First offers rarely include all compensable damages, typically focusing only on land taken while ignoring severance damages, business disruption, relocation costs, lost development potential, and access impairments.

“Best and final offer” language is usually false. These offers are routinely increased—sometimes doubled or tripled—once property owners reject them and present evidence of higher values.

You have nothing to lose by rejecting. Under Texas law, if your case proceeds to special commissioners or trial, you cannot receive less than the original offer. The worst case is receiving approximately what was offered—the likely outcome is substantially higher compensation. Understanding what happens if you refuse shows refusal leads to better outcomes.

The negotiation begins after rejection. Serious negotiation only starts once the initial offer is rejected. Many cases follow this pattern: First offer $30,000, landowner rejects and obtains independent appraisal showing $90,000, second offer $60,000, final settlement $75,000-$85,000.
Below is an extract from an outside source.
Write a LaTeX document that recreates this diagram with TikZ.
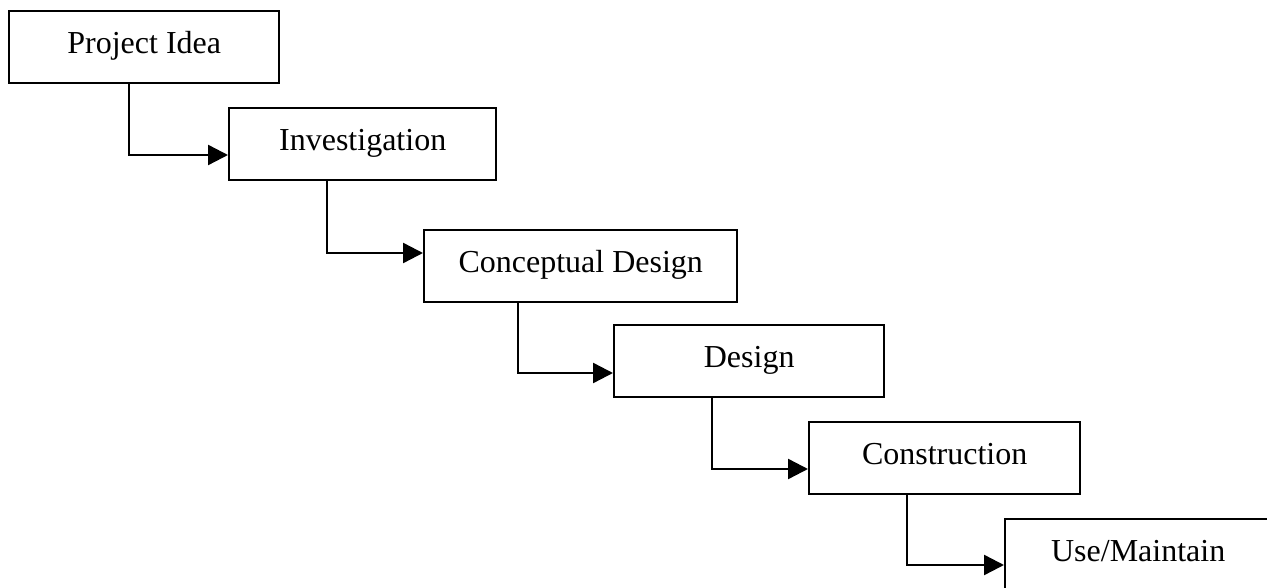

What you should do instead: Don’t sign anything immediately, consult an experienced attorney, obtain an independent appraisal, document all impacts, respond with a counteroffer supported by evidence, and be prepared for formal proceedings if necessary.

Just because a condemning authority makes an offer doesn’t mean it’s adequate. Accepting first offers virtually guarantees you’ll leave substantial money on the table—money you’re legally entitled to receive.